I want my students to learn that Victorian and Modern British Literature is England’s last great hope at culture, and it comes from everywhere but their tiny little island. Just as our modern military chases oil around the world, private and public money was extensively spent defining the Other and reaping its resources to maintain a way of life based on commodified goods. The second Industrial Revolution gave rise to a middle-class, but the wealth gap continued to grow as well, making the working middle-class just a paycheck over the poor. But larger than that, the Industrial Revolution really means the start of stuff.

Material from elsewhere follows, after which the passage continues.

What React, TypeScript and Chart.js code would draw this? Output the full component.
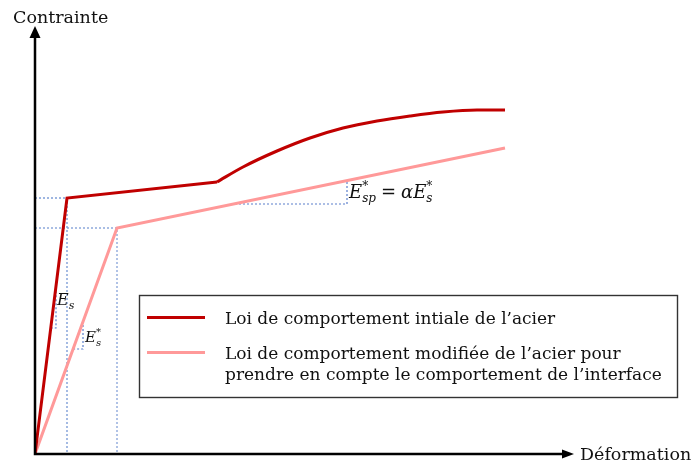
import React, { useEffect, useRef } from "react";
import { Chart, registerables } from "chart.js";

Chart.register(...registerables);

// ---- Data (units: arbitrary strain / stress) ----
const initialElasticX = [0, 32, 182];
const initialElasticY = [0, 256, 272];
const initialHardeningX = [182, 208, 242, 275, 308, 342, 375, 408, 442, 470];
const initialHardeningY = [272, 287, 303, 316, 326, 333, 338, 342, 344, 344];
const modifiedX = [0, 82, 470];
const modifiedY = [0, 226, 306];

// guide lines (dotted)
const guideYieldX = [0, 32, 32];
const guideYieldY = [256, 256, 0];
const guideModX = [0, 82, 82];
const guideModY = [226, 226, 0];
const guideSlopeX = [200, 312, 312];
const guideSlopeY = [250, 250, 273];
const guideEsX = [15.75, 21, 21];
const guideEsY = [126, 126, 168];
const guideEsStarX = [38.1, 48, 48];
const guideEsStarY = [105, 105, 132.3];

const X_MAX = 540;
const Y_MAX = 426;

const legendLabels = [
  ["Loi de comportement intiale de l’acier"],
  ["Loi de comportement modifiée de l’acier pour", "prendre en compte le comportement de l’interface"],
];
const axisTitleY = "Contrainte";
const axisTitleX = "Déformation";

const DARK_RED = "#C00000";
const LIGHT_RED = "#FF9999";
const GUIDE_BLUE = "#5B7FCC";
const SERIF = "'DejaVu Serif', serif";

const pts = (xs: number[], ys: number[]) => xs.map((x, i) => ({ x, y: ys[i] }));

type Run = { t: string; s: number; dy?: number; gap?: number; keep?: boolean; italic?: boolean };

function drawMath(ctx: CanvasRenderingContext2D, x: number, y: number, runs: Run[]) {
  let cx = x;
  let keptW = 0;
  let keptX = 0;
  let pendingKeep = false;
  for (const r of runs) {
    const it = r.italic === false ? "" : "italic ";
    ctx.font = `${it}${r.s}px ${SERIF}`;
    if (!pendingKeep) cx += r.gap || 0;
    const w = ctx.measureText(r.t).width;
    const px = pendingKeep ? keptX : cx;
    ctx.fillText(r.t, px, y + (r.dy || 0));
    if (r.keep) {
      pendingKeep = true;
      keptW = w;
      keptX = cx;
    } else if (pendingKeep) {
      cx = keptX + Math.max(keptW, w);
      pendingKeep = false;
    } else {
      cx += w;
    }
  }
}

const decorPlugin = {
  id: "decor",
  afterDatasetsDraw(chart: any) {
    const ctx: CanvasRenderingContext2D = chart.ctx;
    const xs = chart.scales.x;
    const ys = chart.scales.y;
    const x0 = xs.getPixelForValue(0);
    const y0 = ys.getPixelForValue(0);
    ctx.save();
    // axes with arrows
    ctx.strokeStyle = "#000";
    ctx.fillStyle = "#000";
    ctx.lineWidth = 2.5;
    ctx.beginPath();
    ctx.moveTo(x0, y0 + 1.2);
    ctx.lineTo(x0, 37);
    ctx.moveTo(x0 - 1.2, y0);
    ctx.lineTo(563, y0);
    ctx.stroke();
    ctx.beginPath();
    ctx.moveTo(x0, 26);
    ctx.lineTo(x0 - 5.5, 38);
    ctx.lineTo(x0 + 5.5, 38);
    ctx.closePath();
    ctx.fill();
    ctx.beginPath();
    ctx.moveTo(574, y0);
    ctx.lineTo(562, y0 - 4.5);
    ctx.lineTo(562, y0 + 4.5);
    ctx.closePath();
    ctx.fill();

    // axis titles
    ctx.font = `17.5px ${SERIF}`;
    ctx.textBaseline = "alphabetic";
    ctx.textAlign = "left";
    ctx.fillStyle = "#111";
    ctx.fillText(axisTitleY, 13, 23);
    ctx.fillText(axisTitleX, 580, 460);

    // math annotations
    ctx.fillStyle = "#111";
    drawMath(ctx, xs.getPixelForValue(22), ys.getPixelForValue(149), [
      { t: "E", s: 16 },
      { t: "s", s: 11, dy: 4 },
    ]);
    drawMath(ctx, xs.getPixelForValue(50), ys.getPixelForValue(112), [
      { t: "E", s: 15 },
      { t: "s", s: 10, dy: 4, keep: true },
      { t: "*", s: 10, dy: -7, italic: false },
    ]);
    drawMath(ctx, xs.getPixelForValue(314), ys.getPixelForValue(256), [
      { t: "E", s: 18 },
      { t: "sp", s: 12, dy: 4, keep: true },
      { t: "*", s: 12, dy: -8, italic: false },
      { t: "=", s: 18, gap: 5, italic: false },
      { t: "α", s: 18, gap: 5 },
      { t: "E", s: 18 },
      { t: "s", s: 12, dy: 4, keep: true },
      { t: "*", s: 12, dy: -8, italic: false },
    ]);

    // legend box
    ctx.strokeStyle = "#333";
    ctx.lineWidth = 1.4;
    ctx.strokeRect(139.5, 295.5, 538, 102);
    ctx.lineWidth = 3;
    ctx.strokeStyle = DARK_RED;
    ctx.beginPath();
    ctx.moveTo(147, 317.5);
    ctx.lineTo(205, 317.5);
    ctx.stroke();
    ctx.strokeStyle = LIGHT_RED;
    ctx.beginPath();
    ctx.moveTo(147, 352.5);
    ctx.lineTo(205, 352.5);
    ctx.stroke();
    ctx.fillStyle = "#111";
    ctx.font = `17px ${SERIF}`;
    ctx.fillText(legendLabels[0][0], 225, 324);
    ctx.fillText(legendLabels[1][0], 225, 359);
    ctx.fillText(legendLabels[1][1], 225, 380);
    ctx.restore();
  },
};

export default function App() {
  const ref = useRef<HTMLCanvasElement>(null);
  useEffect(() => {
    document.body.style.margin = "0";
    const guide = (xs: number[], ys: number[], color: string, w = 1.2) => ({
      data: pts(xs, ys),
      borderColor: color,
      borderWidth: w,
      borderDash: [2, 2],
      pointRadius: 0,
      showLine: true,
      tension: 0,
      order: 3,
    });
    const chart = new Chart(ref.current!, {
      type: "scatter",
      data: {
        datasets: [
          guide(guideYieldX, guideYieldY, "#7F9ED8", 1.4),
          guide(guideModX, guideModY, "#8FA9DC", 1.4),
          guide(guideSlopeX, guideSlopeY, GUIDE_BLUE),
          guide(guideEsX, guideEsY, GUIDE_BLUE),
          guide(guideEsStarX, guideEsStarY, GUIDE_BLUE),
          {
            data: pts(modifiedX, modifiedY),
            borderColor: LIGHT_RED,
            borderWidth: 3,
            pointRadius: 0,
            showLine: true,
            tension: 0,
            order: 2,
          },
          {
            data: pts(initialElasticX, initialElasticY),
            borderColor: DARK_RED,
            borderWidth: 3,
            pointRadius: 0,
            showLine: true,
            tension: 0,
            order: 1,
          },
          {
            data: pts(initialHardeningX, initialHardeningY),
            borderColor: DARK_RED,
            borderWidth: 3,
            pointRadius: 0,
            showLine: true,
            cubicInterpolationMode: "monotone",
            order: 1,
          },
        ] as any,
      },
      options: {
        responsive: false,
        animation: false,
        devicePixelRatio: 1,
        layout: { padding: { left: 35, right: 118, top: 28, bottom: 14 } },
        scales: {
          x: { type: "linear", min: 0, max: X_MAX, display: false },
          y: { type: "linear", min: 0, max: Y_MAX, display: false },
        },
        plugins: { legend: { display: false }, tooltip: { enabled: false } },
      },
      plugins: [decorPlugin],
    });
    return () => chart.destroy();
  }, []);
  return (
    <div style={{ width: 693, height: 468, position: "relative", background: "#fff" }}>
      <canvas ref={ref} width={693} height={468} style={{ display: "block", width: 693, height: 468 }} />
    </div>
  );
}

Wealth shifts from community to the individual, to our modern hyper-individual (afterall it’s Margaret Thatcher who pronounces that “there’s no such thing as society”). What this means is that people move from community sustaining practices to urban survival of the fittest. The fittest however has little to do with health, welfare, or peace. Fitness becomes the GNP, and for that to happen people have to buy stuff: experiences, treasures, comforts. The staggering swirl of goods does not bring an end to this drive, but it does bring an end to the British Empire.
The places where most of this raw stuff came from (and still comes from) had a different experience. They had the culture that the Victorian Empire built herself upon. They had the resources to maintain a way of life too – had. The collapse of the British Empire who held sway of a quarter of the earth’s population, gave rise to a dramatic influx of cultures, languages, customs, technologies, musics, and ideologies around the world. This is the beginning of our global life.